Ellen Clacy reflected traditional ideas about women of the time:

"To those of my own sex who desire to emigrate to Australia, I say do by all means, if you can go under suitable protection, possess good health, are not fastidious or 'fine-ladylike,' can milk cows, churn butter, cook a good damper, and mix a pudding […] But to those who cannot wait upon themselves, and whose fair fingers are unused to the exertion of doing anything useful, my advice is, for your own sakes remain at home."
* historical A convict transported to Tasmania

Richard Henry Horne

Richard Henry Horne
Richard Henry Horne. Source. 

Richard Henry Horne is a well-to-do Englishman who had not done well. As a young man he was sent to train as a military officer at Sandhurst, but left to try his hand as a mercenary sailor in the Mexican wars, then became a clerk in the public service, an published poet, and a contributor to Charles Dickens' magazine "Household Words". Now, aged 51, and like thousands of others, he gathers up his wife and children, and sails around the world to seek his fortune. He quickly realises that the goldfields aren’t for him and after being robbed tries many different roles from working on the road to holding various administrative roles, unsuccessfully running for parliament before returning to England in 1869. 

“We began our wanderings over the town in search of lodgings. All were crowded, expensive, and the great majority filthy and offensive to the last degree. Being now in despair we entered many lodging-houses to no avail, offering at last to sleep anywhere if they would take us in. At last one of them consented. The night we passed defies description, partly because so much of it is unfit to relate. Sleep was impossible for the fleas, bugs, mosquitoes, and a lively sort of beetle continually running over our hands and necks.”

“I paid four shillings each for our tea, four shilling each for our bed - floor inclusive - and four shillings each for our breakfast, at which there was plenty of fried beef-steak, but so tough that we could not eat a morsel. We hurried out of this respectable den, and I admit that there were hundreds much worse, and, meeting one of the passengers who came out with us on the same ship, he told us that he had pitched his tent on the South Yarra encampment among a great number of tents, and that he had slept very comfortably after the confinement of a cabin on so long a voyage. He said the encampment was called Canvas Town."
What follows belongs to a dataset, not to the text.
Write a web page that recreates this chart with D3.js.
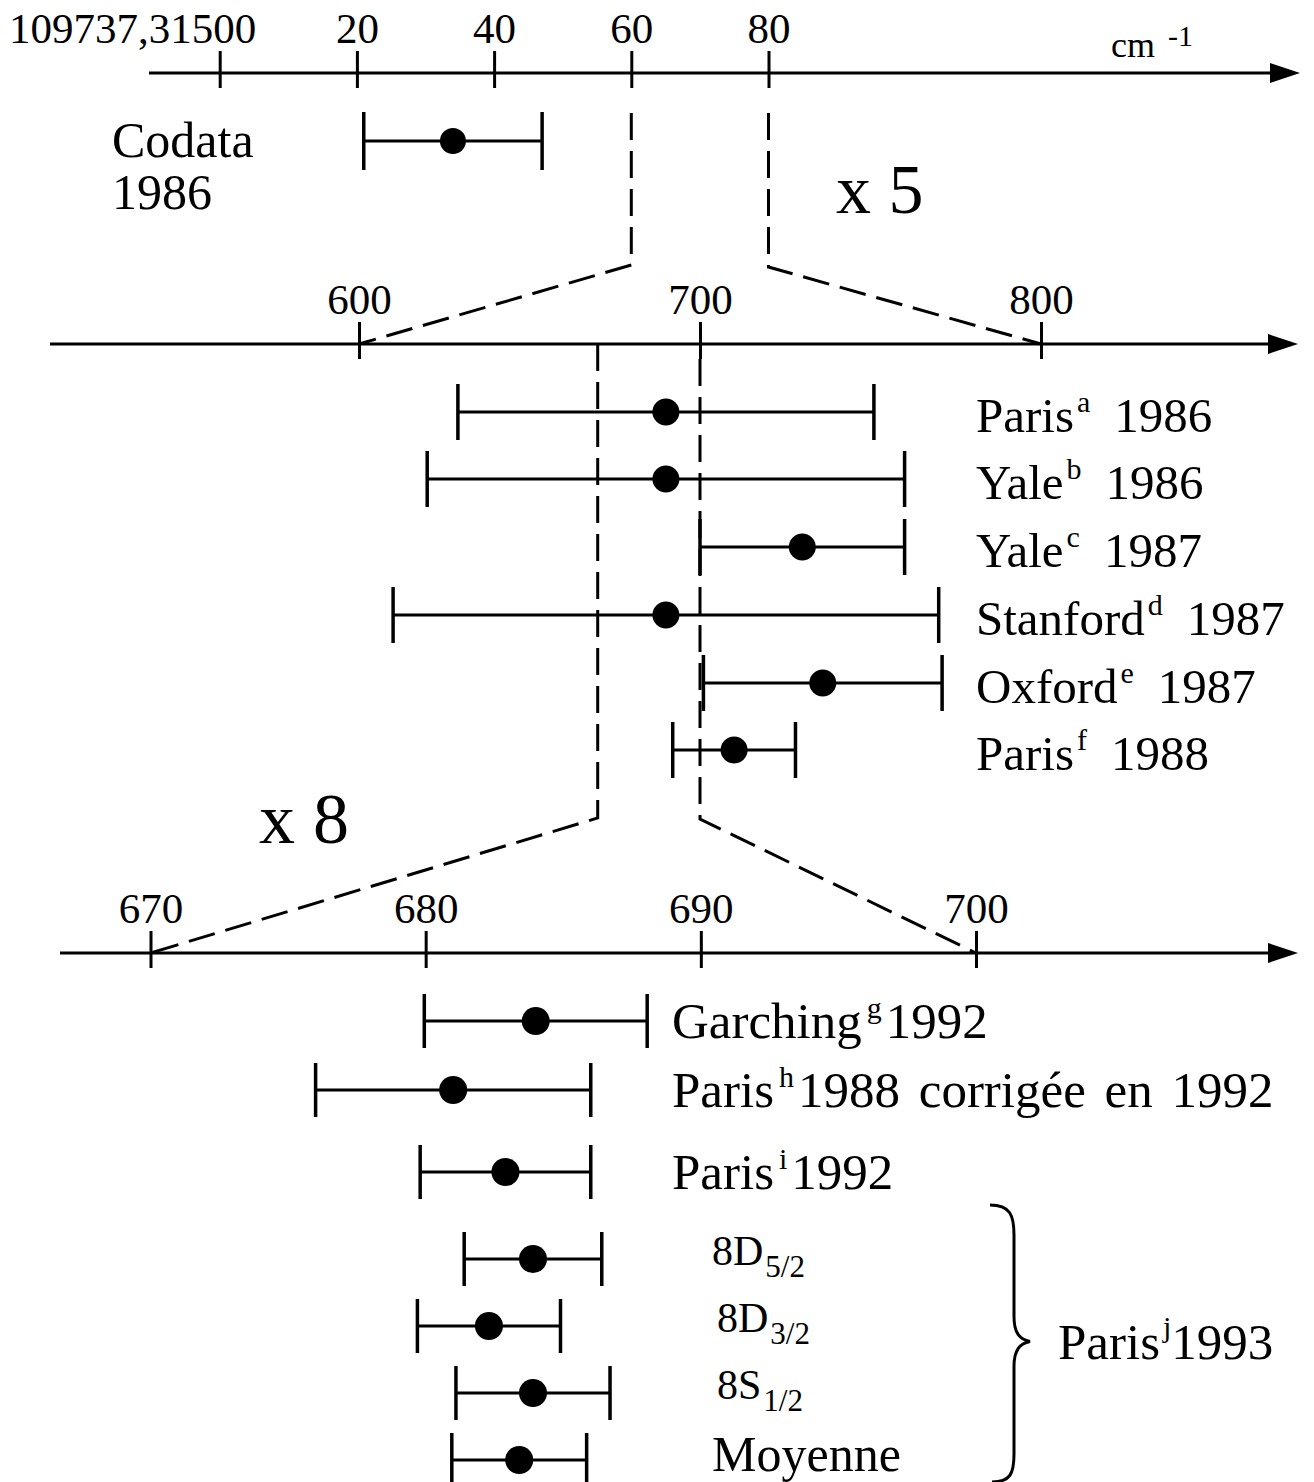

"Canvas Town, as the name implies, is a town of tents; it is on the southern side of the Yarra, and about a quarter of a mile distant from Melbourne. At the time I write there are between six and seven hundred tents - perhaps more - and the population amounts to five or six thousand souls. The tents are arranged in rows more or less regular, and with a squalid pleasantry some of them have been called after certain well-known streets in England – "Regent-street, Bond-street, Liverpool-street”

There are tailors, butchers, bakers, shoemakers, ironmongers, blacksmiths, hardware and crockery-stalls, tin men. Almost every tent exhibits for sale cast-off clothing slops, books, cabin furniture, or utensils, with other articles of which the owners have no need here. Nearly every second tent also sells ginger-beer, or lemonade. There are two physicians' tents; who of course are at the same time surgeons, dentists, corn-cutters, and apothecaries. Young gentlemen of family and education drive water-carts about the 'streets', and sell wood felled and brought from a mile or two off in the bush.

Close to every tent is a round or oval hole for the fire, to be protected from the wind; with the addition of an old saucepan lid or a sheet of tin from the lining of a case of goods. Over the hole a piece of bent or curled-up iron hoop is placed to sustain the pot, pan, or kettle. The front of each tent presents a conglomerate specimen of all its owner's worldly possessions. The whole surface of the encampment is strewn with the rubbish and refuse of those who are gone; some immigrants only staying a week. Cast-away coats, trousers, shoes boots, bonnets, hats, bottles - whole or broken, but mostly whole - by hundreds, broken articles of furniture, cooking utensils, all grimed with dust, if not battered or half buried in the ground." 

Seweryn Korzelinski

Seweryn Korzelinski 
Seweryn Korzelinski. Source.

Polish digger Seweryn Korzelinski described the multicultural mix:

"Even today Australia is a queer mixture, on the one hand the dark skinned natives camping in the forests, giving a stamp of wilderness to the Country, and on the other the drive to get rich, to penetrate the mystery of the land, to taste adventure which brings in a variety of people from nearly all parts of the world, people of different temperaments, talents and aims."

"A happy-go-lucky German tailor, a brawny English smith, a slightly-built French cook, a Polish Jew, an American or Dutch sailor, watchmaker, confectioner, a Swiss hat-maker, an impoverished Spanish hidalgo, gather... one can see amongst them here and there a black Negro head, a brown Hindu face or the olive countenance with slanting eyes of a ‘child of the sun’. Elsewhere in a group a Swedish sailor away from his whaling ship, a Norwegian reindeer herdsman, a gaucho from La Plata, a Creole from Malabar or Mozambique and many others sit together. They amuse themselves with conversation about their countries of origin and its habits and describe events they have experienced, because everyone crossed many lands and many a sea before arriving in Australia". 

Challenges:
- How do Ellen’s Richard’s and Seweryn’s observations help with your understanding of the time?
- Write a letter to Ellen, Richard or Seweryn asking questions about their experiences.
- Write your own reflective diary entry based on arriving in Melbourne as an immigrant heading towards the gold fields.